General manager Howie Roseman called Sproles "a player that we have admired for many years," and said: "He's a proven performer at a high level."
Sproles, who turns 31 in June, isn't the force he was a few seasons ago, but he still figures to be something opponents have to account for in Kelly's innovative system. At 5-6, 190, Sproles is a lot like Brian Westbrook once was, a darting runner who can be split wide and function as a potent receiving threat. And then there are the returns, where the Eagles have struggled.
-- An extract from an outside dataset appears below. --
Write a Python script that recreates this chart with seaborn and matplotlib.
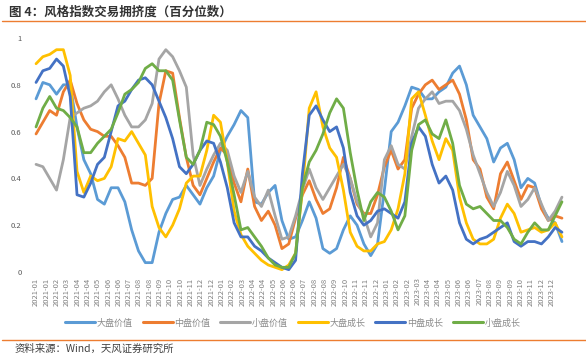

In 2011, Sproles set an NFL record for all-purpose yards, with 2,696. That was his first year with the Saints, after signing as a free agent from San Diego, where he was the returner on the Chargers' 50th anniversary all-star team. Nobody else in NFL history recorded 2,200 all-purpose yards four years in a row, as Sproles did from 2008-2011. But it's worth noting that this isn't 2011, and the Saints were quite willing to part with Sproles, who has tweeted that he found out via Twitter this week that New Orleans was going to trade him instead of cutting him and letting him seek his own destination. He did catch 71 passes last season, for 604 yards and two touchdowns.
Later Thursday morning, the Birds added depth in the defensive backfield by signing free agent corner Nolan Carroll from Miami. Roseman touted Carroll's skill as a special teams gunner, and his "size, speed and press ability" in pass coverage.
Roseman said Carroll, 6-1, 205, "will add depth to a cornerback group we already feel good about. You can never have enough big, long corners on a football team."